● **Short exercise**
Write out the data again exactly, skipping every picture.

● **Collected material**
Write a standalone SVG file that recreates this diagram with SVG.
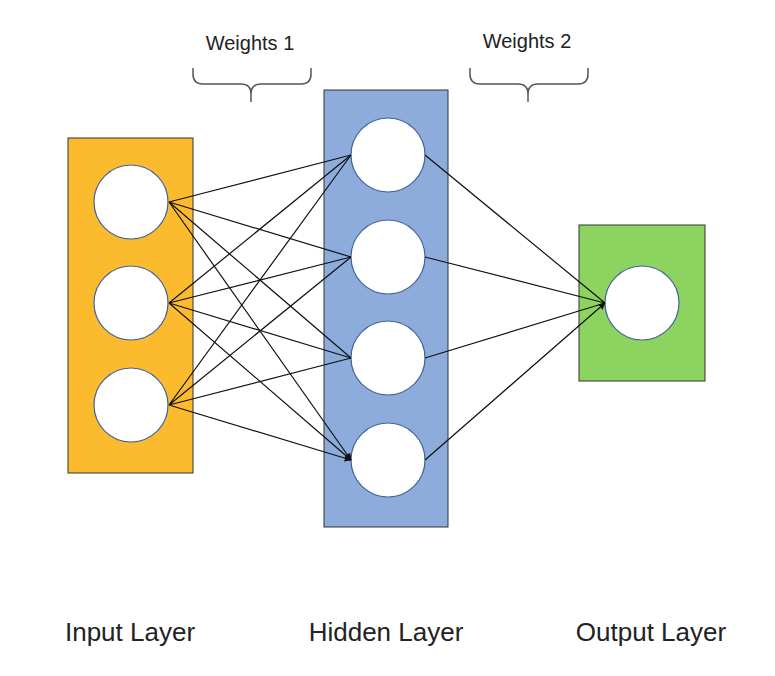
<svg xmlns="http://www.w3.org/2000/svg" width="775" height="676" viewBox="0 0 775 676">
<style>
.n{fill:#fff;stroke:#41659a;stroke-width:1.2}
.l{stroke:#111;stroke-width:1.2;fill:none;marker-end:url(#a)}
.t{font-family:"Liberation Sans",Arial,sans-serif;fill:#222}
.b{fill:none;stroke:#555;stroke-width:1.5}
</style>
<defs><marker id="a" viewBox="0 0 10 10" refX="9" refY="5" markerWidth="7" markerHeight="7" orient="auto" markerUnits="userSpaceOnUse"><path d="M0,0L10,5L0,10z" fill="#111"/></marker></defs>
<rect width="775" height="676" fill="#fff"/>
<g id="input"><rect x="68" y="138" width="125" height="335" fill="#FCBA2F" stroke="#333"/>
<circle class="n" cx="131" cy="202" r="37"/><circle class="n" cx="131" cy="303" r="37"/><circle class="n" cx="131" cy="405" r="37"/></g>
<g id="hidden"><rect x="324" y="90" width="124" height="437" fill="#8EACDB" stroke="#333"/>
<circle class="n" cx="388" cy="155" r="37"/><circle class="n" cx="388" cy="257" r="37"/><circle class="n" cx="388" cy="358" r="37"/><circle class="n" cx="388" cy="460" r="37"/></g>
<g id="output"><rect x="579" y="225" width="126" height="156" fill="#8DD35F" stroke="#333"/>
<circle class="n" cx="642" cy="303" r="37"/></g>
<g id="connectors">
<path class="l" d="M169,202L351,155M169,202L351,257M169,202L351,358M169,202L351,460"/>
<path class="l" d="M169,303L351,155M169,303L351,257M169,303L351,358M169,303L351,460"/>
<path class="l" d="M169,405L351,155M169,405L351,257M169,405L351,358M169,405L351,460"/>
<path class="l" d="M425,155L605,303M425,257L605,303M425,358L605,303M425,460L605,303"/>
</g>
<g id="weights1"><path class="b" d="M193,68v6q0,10 10,10h38q10,0 10,10v8M251,94q0,-10 10,-10h40q10,0 10,-10v-6"/>
<text class="t" x="250" y="50" font-size="20" text-anchor="middle">Weights 1</text></g>
<g id="weights2"><path class="b" d="M470,68v6q0,10 10,10h38q10,0 10,10v8M528,94q0,-10 10,-10h40q10,0 10,-10v-6"/>
<text class="t" x="527" y="48" font-size="20" text-anchor="middle">Weights 2</text></g>
<text class="t" x="130" y="641" font-size="26" text-anchor="middle">Input Layer</text>
<text class="t" x="386" y="641" font-size="26" text-anchor="middle">Hidden Layer</text>
<text class="t" x="651" y="641" font-size="26" text-anchor="middle">Output Layer</text>
</svg>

● **Task result**
Write a standalone SVG file that recreates this diagram with SVG.
<svg xmlns="http://www.w3.org/2000/svg" width="775" height="676" viewBox="0 0 775 676">
<style>
.n{fill:#fff;stroke:#41659a;stroke-width:1.2}
.l{stroke:#111;stroke-width:1.2;fill:none;marker-end:url(#a)}
.t{font-family:"Liberation Sans",Arial,sans-serif;fill:#222}
.b{fill:none;stroke:#555;stroke-width:1.5}
</style>
<defs><marker id="a" viewBox="0 0 10 10" refX="9" refY="5" markerWidth="7" markerHeight="7" orient="auto" markerUnits="userSpaceOnUse"><path d="M0,0L10,5L0,10z" fill="#111"/></marker></defs>
<rect width="775" height="676" fill="#fff"/>
<g id="input"><rect x="68" y="138" width="125" height="335" fill="#FCBA2F" stroke="#333"/>
<circle class="n" cx="131" cy="202" r="37"/><circle class="n" cx="131" cy="303" r="37"/><circle class="n" cx="131" cy="405" r="37"/></g>
<g id="hidden"><rect x="324" y="90" width="124" height="437" fill="#8EACDB" stroke="#333"/>
<circle class="n" cx="388" cy="155" r="37"/><circle class="n" cx="388" cy="257" r="37"/><circle class="n" cx="388" cy="358" r="37"/><circle class="n" cx="388" cy="460" r="37"/></g>
<g id="output"><rect x="579" y="225" width="126" height="156" fill="#8DD35F" stroke="#333"/>
<circle class="n" cx="642" cy="303" r="37"/></g>
<g id="connectors">
<path class="l" d="M169,202L351,155M169,202L351,257M169,202L351,358M169,202L351,460"/>
<path class="l" d="M169,303L351,155M169,303L351,257M169,303L351,358M169,303L351,460"/>
<path class="l" d="M169,405L351,155M169,405L351,257M169,405L351,358M169,405L351,460"/>
<path class="l" d="M425,155L605,303M425,257L605,303M425,358L605,303M425,460L605,303"/>
</g>
<g id="weights1"><path class="b" d="M193,68v6q0,10 10,10h38q10,0 10,10v8M251,94q0,-10 10,-10h40q10,0 10,-10v-6"/>
<text class="t" x="250" y="50" font-size="20" text-anchor="middle">Weights 1</text></g>
<g id="weights2"><path class="b" d="M470,68v6q0,10 10,10h38q10,0 10,10v8M528,94q0,-10 10,-10h40q10,0 10,-10v-6"/>
<text class="t" x="527" y="48" font-size="20" text-anchor="middle">Weights 2</text></g>
<text class="t" x="130" y="641" font-size="26" text-anchor="middle">Input Layer</text>
<text class="t" x="386" y="641" font-size="26" text-anchor="middle">Hidden Layer</text>
<text class="t" x="651" y="641" font-size="26" text-anchor="middle">Output Layer</text>
</svg>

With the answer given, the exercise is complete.